* Challenge:
Using the listing below, set down each line from the line containing "Write the Plotly code for this chart." through the line containing "Sans, Arial, Noto", both ends included, exactly and with nothing added.

↓

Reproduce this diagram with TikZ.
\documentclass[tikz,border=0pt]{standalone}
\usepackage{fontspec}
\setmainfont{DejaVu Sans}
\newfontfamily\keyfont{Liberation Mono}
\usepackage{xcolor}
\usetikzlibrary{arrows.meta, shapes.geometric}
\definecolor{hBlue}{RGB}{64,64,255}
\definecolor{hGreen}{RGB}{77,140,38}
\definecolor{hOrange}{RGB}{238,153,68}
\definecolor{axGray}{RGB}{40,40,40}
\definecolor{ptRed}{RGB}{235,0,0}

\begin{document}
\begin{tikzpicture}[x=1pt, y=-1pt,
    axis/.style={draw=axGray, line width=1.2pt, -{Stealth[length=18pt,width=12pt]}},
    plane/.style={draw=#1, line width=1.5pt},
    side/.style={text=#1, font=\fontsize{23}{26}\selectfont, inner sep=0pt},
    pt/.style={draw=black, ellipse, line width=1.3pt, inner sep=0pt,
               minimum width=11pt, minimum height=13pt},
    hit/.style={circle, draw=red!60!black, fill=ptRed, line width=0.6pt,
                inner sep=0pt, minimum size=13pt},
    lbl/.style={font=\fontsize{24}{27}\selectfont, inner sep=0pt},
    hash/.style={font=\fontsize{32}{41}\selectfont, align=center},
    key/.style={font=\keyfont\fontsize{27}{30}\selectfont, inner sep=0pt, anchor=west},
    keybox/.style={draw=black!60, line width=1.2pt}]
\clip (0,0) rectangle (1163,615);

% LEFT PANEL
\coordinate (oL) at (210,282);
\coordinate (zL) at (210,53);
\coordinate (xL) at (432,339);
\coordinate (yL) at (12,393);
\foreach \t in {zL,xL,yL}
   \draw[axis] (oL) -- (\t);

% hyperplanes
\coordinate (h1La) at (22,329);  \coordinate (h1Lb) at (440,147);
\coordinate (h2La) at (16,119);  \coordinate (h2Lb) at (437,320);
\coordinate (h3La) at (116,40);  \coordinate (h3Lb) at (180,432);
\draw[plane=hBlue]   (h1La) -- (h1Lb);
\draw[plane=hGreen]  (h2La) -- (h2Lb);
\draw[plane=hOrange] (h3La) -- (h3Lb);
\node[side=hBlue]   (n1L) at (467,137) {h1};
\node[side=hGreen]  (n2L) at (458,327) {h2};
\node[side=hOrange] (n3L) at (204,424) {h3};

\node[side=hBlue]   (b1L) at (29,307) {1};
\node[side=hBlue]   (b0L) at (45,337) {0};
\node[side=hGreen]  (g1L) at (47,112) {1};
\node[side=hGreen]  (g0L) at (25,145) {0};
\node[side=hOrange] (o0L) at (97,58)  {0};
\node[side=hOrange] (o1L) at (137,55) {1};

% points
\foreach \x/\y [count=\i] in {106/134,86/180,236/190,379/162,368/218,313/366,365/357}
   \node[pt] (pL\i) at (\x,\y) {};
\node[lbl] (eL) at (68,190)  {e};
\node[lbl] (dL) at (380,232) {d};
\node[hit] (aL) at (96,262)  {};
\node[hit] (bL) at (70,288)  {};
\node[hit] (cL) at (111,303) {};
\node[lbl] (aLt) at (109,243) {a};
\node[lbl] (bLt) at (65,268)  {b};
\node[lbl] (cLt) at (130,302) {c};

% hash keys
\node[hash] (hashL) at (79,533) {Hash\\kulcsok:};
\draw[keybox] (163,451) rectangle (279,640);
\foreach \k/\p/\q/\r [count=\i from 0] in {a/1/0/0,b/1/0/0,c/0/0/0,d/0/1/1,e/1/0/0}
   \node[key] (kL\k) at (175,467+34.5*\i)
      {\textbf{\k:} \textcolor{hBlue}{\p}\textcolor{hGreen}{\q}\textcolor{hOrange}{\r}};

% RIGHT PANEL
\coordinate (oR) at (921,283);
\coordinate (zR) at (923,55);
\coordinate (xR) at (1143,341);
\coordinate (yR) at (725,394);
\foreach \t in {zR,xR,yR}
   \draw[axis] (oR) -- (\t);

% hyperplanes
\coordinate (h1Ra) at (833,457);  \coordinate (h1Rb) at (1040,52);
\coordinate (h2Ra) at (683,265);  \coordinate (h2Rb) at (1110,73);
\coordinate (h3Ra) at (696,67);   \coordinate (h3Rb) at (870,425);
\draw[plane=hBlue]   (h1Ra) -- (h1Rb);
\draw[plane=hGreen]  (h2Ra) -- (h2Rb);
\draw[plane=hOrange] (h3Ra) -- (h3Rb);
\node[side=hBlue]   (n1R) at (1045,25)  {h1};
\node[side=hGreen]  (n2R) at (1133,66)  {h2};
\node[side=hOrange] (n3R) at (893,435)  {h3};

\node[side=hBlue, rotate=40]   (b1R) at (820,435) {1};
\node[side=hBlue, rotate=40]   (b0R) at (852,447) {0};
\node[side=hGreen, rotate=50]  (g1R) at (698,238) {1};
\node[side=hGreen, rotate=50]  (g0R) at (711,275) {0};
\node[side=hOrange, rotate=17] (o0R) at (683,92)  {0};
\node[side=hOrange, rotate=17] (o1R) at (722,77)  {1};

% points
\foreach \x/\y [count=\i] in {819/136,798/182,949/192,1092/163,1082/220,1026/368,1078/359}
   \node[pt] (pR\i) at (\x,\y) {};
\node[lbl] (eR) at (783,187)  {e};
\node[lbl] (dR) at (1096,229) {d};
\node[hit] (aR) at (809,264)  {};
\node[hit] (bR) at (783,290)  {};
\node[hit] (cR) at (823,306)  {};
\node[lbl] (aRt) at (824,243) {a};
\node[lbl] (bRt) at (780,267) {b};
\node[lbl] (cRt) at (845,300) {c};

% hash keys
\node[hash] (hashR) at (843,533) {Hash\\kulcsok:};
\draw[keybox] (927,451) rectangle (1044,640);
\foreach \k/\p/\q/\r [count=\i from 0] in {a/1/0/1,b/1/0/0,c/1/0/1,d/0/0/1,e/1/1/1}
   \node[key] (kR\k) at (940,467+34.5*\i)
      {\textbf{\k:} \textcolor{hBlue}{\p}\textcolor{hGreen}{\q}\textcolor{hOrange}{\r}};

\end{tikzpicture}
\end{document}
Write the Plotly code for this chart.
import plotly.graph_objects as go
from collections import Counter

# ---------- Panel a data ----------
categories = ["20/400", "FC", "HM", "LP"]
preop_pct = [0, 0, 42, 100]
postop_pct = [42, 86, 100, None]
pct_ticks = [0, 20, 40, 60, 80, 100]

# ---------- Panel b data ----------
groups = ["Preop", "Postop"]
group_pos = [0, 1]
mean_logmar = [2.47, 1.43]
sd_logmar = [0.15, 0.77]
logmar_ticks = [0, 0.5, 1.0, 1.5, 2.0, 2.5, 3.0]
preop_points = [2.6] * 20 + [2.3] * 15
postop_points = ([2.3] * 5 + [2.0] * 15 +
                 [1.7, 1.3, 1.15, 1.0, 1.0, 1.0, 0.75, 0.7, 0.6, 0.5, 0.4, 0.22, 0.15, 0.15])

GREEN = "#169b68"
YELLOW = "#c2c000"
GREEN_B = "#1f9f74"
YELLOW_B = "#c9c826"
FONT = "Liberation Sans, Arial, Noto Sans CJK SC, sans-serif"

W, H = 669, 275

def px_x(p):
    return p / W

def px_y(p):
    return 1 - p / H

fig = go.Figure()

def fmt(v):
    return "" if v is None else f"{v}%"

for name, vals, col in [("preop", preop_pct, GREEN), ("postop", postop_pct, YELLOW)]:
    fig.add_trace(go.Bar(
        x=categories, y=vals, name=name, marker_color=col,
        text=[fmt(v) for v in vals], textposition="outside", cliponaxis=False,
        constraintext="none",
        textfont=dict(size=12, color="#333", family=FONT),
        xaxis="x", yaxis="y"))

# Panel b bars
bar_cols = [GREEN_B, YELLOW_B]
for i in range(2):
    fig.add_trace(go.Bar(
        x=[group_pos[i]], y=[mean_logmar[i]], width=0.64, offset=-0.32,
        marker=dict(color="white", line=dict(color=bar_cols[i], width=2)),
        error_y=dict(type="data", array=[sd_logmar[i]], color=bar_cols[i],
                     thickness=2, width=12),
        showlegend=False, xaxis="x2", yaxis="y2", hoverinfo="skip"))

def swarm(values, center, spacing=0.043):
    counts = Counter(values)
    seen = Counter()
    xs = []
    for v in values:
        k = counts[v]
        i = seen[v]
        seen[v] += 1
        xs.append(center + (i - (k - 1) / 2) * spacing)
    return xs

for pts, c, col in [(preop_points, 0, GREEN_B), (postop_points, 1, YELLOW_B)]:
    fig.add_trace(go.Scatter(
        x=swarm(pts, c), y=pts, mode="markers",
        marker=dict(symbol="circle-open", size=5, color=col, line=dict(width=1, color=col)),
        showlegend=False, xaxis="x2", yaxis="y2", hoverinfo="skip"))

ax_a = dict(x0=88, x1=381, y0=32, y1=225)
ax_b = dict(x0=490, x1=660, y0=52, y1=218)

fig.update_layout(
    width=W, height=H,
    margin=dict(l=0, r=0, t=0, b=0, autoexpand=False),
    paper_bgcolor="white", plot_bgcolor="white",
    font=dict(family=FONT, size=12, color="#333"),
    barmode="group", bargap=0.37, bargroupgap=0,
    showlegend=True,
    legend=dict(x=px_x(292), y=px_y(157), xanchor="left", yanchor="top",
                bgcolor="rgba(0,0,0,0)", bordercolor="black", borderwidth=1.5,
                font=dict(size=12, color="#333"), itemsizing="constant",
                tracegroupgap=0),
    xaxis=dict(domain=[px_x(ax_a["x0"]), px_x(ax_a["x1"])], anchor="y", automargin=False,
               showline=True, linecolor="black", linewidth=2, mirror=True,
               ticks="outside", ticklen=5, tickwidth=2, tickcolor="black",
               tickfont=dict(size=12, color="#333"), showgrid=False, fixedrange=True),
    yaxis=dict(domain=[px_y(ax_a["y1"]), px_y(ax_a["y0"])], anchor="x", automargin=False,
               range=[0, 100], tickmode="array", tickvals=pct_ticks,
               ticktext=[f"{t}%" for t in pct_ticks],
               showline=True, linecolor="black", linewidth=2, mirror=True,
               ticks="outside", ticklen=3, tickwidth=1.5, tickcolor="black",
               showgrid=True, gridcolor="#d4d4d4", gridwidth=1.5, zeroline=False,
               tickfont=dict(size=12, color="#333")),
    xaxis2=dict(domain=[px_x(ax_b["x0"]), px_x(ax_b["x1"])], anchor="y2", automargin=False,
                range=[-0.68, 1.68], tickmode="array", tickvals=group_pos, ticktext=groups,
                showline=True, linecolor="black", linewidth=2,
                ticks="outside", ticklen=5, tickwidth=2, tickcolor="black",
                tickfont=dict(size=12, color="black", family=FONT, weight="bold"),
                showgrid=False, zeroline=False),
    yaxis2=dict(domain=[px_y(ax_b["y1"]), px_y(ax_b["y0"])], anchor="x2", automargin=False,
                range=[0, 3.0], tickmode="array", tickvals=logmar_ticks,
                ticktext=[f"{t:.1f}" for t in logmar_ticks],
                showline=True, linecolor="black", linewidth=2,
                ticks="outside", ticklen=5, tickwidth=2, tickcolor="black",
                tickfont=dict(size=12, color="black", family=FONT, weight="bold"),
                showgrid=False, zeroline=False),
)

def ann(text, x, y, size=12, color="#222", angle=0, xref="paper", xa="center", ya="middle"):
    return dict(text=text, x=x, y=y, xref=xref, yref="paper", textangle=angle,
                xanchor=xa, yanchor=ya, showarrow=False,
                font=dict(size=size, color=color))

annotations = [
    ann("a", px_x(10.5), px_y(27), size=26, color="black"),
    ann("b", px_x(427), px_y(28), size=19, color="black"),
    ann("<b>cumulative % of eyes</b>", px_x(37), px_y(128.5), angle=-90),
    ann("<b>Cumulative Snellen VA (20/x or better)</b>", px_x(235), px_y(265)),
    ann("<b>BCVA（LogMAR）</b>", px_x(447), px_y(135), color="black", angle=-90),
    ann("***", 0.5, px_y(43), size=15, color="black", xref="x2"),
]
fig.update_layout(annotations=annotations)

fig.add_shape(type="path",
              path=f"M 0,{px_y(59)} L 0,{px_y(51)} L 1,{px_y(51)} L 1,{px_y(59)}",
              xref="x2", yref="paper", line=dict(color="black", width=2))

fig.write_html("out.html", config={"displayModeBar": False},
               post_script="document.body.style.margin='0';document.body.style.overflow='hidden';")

↑

* Answer in full:
Write the Plotly code for this chart.
import plotly.graph_objects as go
from collections import Counter

# ---------- Panel a data ----------
categories = ["20/400", "FC", "HM", "LP"]
preop_pct = [0, 0, 42, 100]
postop_pct = [42, 86, 100, None]
pct_ticks = [0, 20, 40, 60, 80, 100]

# ---------- Panel b data ----------
groups = ["Preop", "Postop"]
group_pos = [0, 1]
mean_logmar = [2.47, 1.43]
sd_logmar = [0.15, 0.77]
logmar_ticks = [0, 0.5, 1.0, 1.5, 2.0, 2.5, 3.0]
preop_points = [2.6] * 20 + [2.3] * 15
postop_points = ([2.3] * 5 + [2.0] * 15 +
                 [1.7, 1.3, 1.15, 1.0, 1.0, 1.0, 0.75, 0.7, 0.6, 0.5, 0.4, 0.22, 0.15, 0.15])

GREEN = "#169b68"
YELLOW = "#c2c000"
GREEN_B = "#1f9f74"
YELLOW_B = "#c9c826"
FONT = "Liberation Sans, Arial, Noto Sans CJK SC, sans-serif"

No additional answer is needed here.